The Midstream Gap and Infrastructure Constraints
While government officials recently highlighted progress on the National Critical Mineral Mission, the core challenge for India remains its underdeveloped midstream capacity. Establishing processing plants in Odisha, Gujarat, Telangana, and Maharashtra is a necessary step, yet these facilities represent only the beginning of a capital-intensive journey. Current global benchmarks indicate that midstream refining—the conversion of raw ore into battery-grade chemicals—requires decades of technological accumulation and massive operational expenditure. India currently lacks the commercial-scale infrastructure to produce high-purity lithium, cobalt, and nickel, leaving the nation vulnerable to global price volatility and supply chain disruptions dominated by established competitors.
The Valuation and Financing Hurdle
The critical minerals sector is characterized by high upfront costs and extended development timelines, often spanning 10 to 15 years from exploration to commercial output. Recent analysis suggests that the current policy framework provides regulatory momentum but lacks the necessary direct capital expenditure support to de-risk these projects for private investors. Some prior auction blocks have already seen companies surrender leases due to concerns over long-term financial viability. Without dedicated risk-sharing mechanisms or stronger integration with manufacturing incentives, the industry may continue to struggle to attract the scale of private investment required to turn auctioned mineral blocks into productive assets.

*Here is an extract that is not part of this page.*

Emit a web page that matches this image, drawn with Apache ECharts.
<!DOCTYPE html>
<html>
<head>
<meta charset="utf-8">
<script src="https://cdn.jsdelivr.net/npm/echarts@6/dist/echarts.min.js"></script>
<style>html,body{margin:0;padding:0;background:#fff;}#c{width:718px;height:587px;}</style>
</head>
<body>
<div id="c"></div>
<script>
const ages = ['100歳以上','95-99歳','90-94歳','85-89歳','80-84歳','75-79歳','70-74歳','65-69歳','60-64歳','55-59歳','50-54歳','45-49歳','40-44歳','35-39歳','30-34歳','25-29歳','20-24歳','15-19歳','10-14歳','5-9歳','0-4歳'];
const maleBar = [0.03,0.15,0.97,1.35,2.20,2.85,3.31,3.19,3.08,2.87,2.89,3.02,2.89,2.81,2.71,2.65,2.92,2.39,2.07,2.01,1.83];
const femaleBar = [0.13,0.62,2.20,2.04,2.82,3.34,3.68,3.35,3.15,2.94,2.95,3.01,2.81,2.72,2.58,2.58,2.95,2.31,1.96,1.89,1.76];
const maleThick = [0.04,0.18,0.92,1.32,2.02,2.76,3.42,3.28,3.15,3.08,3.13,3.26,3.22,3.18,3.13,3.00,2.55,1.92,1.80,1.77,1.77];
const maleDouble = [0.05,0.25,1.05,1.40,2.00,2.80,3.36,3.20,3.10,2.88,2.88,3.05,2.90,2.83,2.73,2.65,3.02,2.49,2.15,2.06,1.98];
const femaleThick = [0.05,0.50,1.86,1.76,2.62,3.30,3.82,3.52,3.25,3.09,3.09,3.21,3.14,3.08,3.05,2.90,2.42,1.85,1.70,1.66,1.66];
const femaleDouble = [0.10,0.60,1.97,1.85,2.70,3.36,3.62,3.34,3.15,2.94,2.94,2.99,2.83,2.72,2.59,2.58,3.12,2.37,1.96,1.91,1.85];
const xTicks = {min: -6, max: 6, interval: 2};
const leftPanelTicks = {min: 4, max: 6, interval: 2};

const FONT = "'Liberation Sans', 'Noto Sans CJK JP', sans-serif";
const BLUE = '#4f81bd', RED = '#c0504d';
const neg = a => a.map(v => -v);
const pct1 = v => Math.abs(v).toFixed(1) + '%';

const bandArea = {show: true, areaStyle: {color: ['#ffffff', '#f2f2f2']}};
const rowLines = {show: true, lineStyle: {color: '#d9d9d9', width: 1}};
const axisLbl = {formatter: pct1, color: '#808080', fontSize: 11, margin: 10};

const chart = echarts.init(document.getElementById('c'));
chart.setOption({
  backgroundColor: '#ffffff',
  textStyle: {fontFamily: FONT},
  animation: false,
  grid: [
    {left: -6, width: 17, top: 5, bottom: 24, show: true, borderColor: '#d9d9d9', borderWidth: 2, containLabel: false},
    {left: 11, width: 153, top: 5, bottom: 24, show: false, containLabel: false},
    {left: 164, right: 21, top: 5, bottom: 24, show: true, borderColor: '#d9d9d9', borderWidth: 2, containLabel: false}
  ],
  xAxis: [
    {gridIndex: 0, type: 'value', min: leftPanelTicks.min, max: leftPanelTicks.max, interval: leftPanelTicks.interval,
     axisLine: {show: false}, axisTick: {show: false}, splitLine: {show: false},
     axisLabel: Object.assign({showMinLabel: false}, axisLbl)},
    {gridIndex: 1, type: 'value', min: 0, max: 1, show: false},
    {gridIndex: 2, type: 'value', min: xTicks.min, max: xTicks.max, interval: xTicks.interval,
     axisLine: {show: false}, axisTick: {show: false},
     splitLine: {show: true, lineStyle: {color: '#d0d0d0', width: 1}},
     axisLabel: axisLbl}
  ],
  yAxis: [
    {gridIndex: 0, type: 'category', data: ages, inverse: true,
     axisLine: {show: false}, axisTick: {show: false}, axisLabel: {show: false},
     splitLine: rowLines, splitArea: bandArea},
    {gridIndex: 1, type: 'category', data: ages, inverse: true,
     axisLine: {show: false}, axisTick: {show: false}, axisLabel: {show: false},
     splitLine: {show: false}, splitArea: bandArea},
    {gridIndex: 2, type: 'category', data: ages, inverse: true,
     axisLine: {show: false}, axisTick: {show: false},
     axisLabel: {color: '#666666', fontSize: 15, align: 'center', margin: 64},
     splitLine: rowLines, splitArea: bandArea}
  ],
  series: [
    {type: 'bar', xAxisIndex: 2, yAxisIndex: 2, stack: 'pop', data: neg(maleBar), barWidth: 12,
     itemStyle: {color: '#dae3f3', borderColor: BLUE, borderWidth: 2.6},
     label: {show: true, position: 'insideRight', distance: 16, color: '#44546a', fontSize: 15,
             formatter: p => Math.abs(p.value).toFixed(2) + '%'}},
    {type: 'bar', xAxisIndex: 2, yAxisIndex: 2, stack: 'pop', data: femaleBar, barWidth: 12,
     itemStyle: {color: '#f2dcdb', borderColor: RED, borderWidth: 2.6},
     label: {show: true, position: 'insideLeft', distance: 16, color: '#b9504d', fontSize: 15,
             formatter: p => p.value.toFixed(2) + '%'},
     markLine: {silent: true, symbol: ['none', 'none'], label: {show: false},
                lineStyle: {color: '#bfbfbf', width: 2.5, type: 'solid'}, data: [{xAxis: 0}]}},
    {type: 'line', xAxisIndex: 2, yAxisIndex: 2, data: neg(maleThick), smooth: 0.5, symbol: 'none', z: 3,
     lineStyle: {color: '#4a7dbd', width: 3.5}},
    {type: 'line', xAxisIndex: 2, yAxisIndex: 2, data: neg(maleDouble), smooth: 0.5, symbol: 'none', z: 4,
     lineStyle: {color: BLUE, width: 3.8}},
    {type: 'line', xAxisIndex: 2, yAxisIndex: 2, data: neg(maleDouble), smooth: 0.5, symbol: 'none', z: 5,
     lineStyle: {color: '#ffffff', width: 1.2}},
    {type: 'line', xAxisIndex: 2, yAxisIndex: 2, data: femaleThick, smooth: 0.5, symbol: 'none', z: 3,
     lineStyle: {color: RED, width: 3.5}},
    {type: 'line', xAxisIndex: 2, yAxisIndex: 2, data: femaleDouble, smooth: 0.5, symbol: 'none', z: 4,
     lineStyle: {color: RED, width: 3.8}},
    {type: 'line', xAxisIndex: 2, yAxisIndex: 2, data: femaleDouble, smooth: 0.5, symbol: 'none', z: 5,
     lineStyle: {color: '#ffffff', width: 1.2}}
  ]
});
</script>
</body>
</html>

The Forensic Bear Case: Structural Vulnerabilities
The optimism surrounding India's mineral surge must be balanced against hard data regarding import dependence. India remains effectively 100% reliant on imports for essential energy transition minerals like lithium, cobalt, and nickel. Unlike countries with integrated supply chains, India’s current strategy relies heavily on exploration and bilateral agreements, which are vulnerable to geopolitical shifts and export controls. Furthermore, China’s structural control over 60–90% of global refining capacity for key minerals creates a massive cost asymmetry. If domestic facilities cannot achieve cost competitiveness against refined imports from China, local downstream manufacturers—such as those in the EV and semiconductor sectors—may continue to favor cheaper, imported alternatives, potentially rendering domestic processing efforts underutilized.
The Future Outlook
Official targets suggest visible progress within the next twelve months as international partnerships and state-allotted infrastructure begin to materialize. However, the path to a resilient mineral ecosystem remains tied to the success of scaling domestic refining know-how and navigating complex permitting environments. Market observers will be watching for the actual operationalization of the planned plants and the subsequent impact on procurement costs for key industrial manufacturers. Success will ultimately hinge not just on securing mineral assets, but on the ability to process them at a scale and price point that justifies the government's ambitious multi-year mission.